Active panel discussions during the Summit for Democracy side event on beneficial ownership transparency. Photo: TI Zambia.
As the organizers of this panel, CIPE and our partners are heartened to see the productive exchange between all stakeholders involved and agree on the importance of creating and maintaining an accessible beneficial ownership database. The register should contain complete, timely, up-to-date, and accurate beneficial ownership information. Cooperation between all stakeholders is of critical importance to realize the many benefits BOT promises.
Panel discussion on BOT in Zambia during the 2023 Summit for Democracy. Photo: TI Zambia
The panel discussion built on previous engagement with the private sector through the Opening Extractives Programme, and through a series of closed-door meetings with business representatives CIPE convened in partnership with the above-mentioned organizations in the run-up to the Summit for Democracy. Based on these engagements, the partner organizations are pleased to present a two-page document that summarizes the discussions and mirrors the deliberations of the panel.
As organizations vested in the utility of BO registers, all participants offer their support to facilitate future engagement between the private sector and the regulator, and hope to see additional steps being taken to implement a yet more effective BO register in Zambia.

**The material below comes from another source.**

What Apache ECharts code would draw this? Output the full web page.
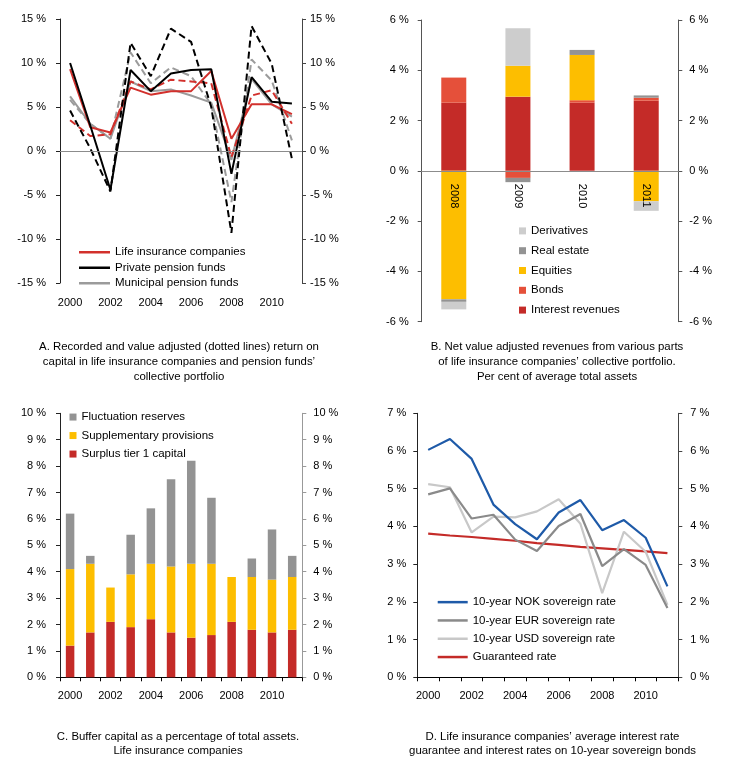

The panel discussion was organized by the Center for Private International Enterprise in partnership with Transparency International Zambia, Open Ownership, the Zambia Extractive Industries Transparency Initiative and the Extractive Industries Transparency Initiative. CIPE is grateful for the encouragement of the Zambian Government, including the Ministry of Mines and Minerals Development and the Patents and Companies Registration Agency to hold the event.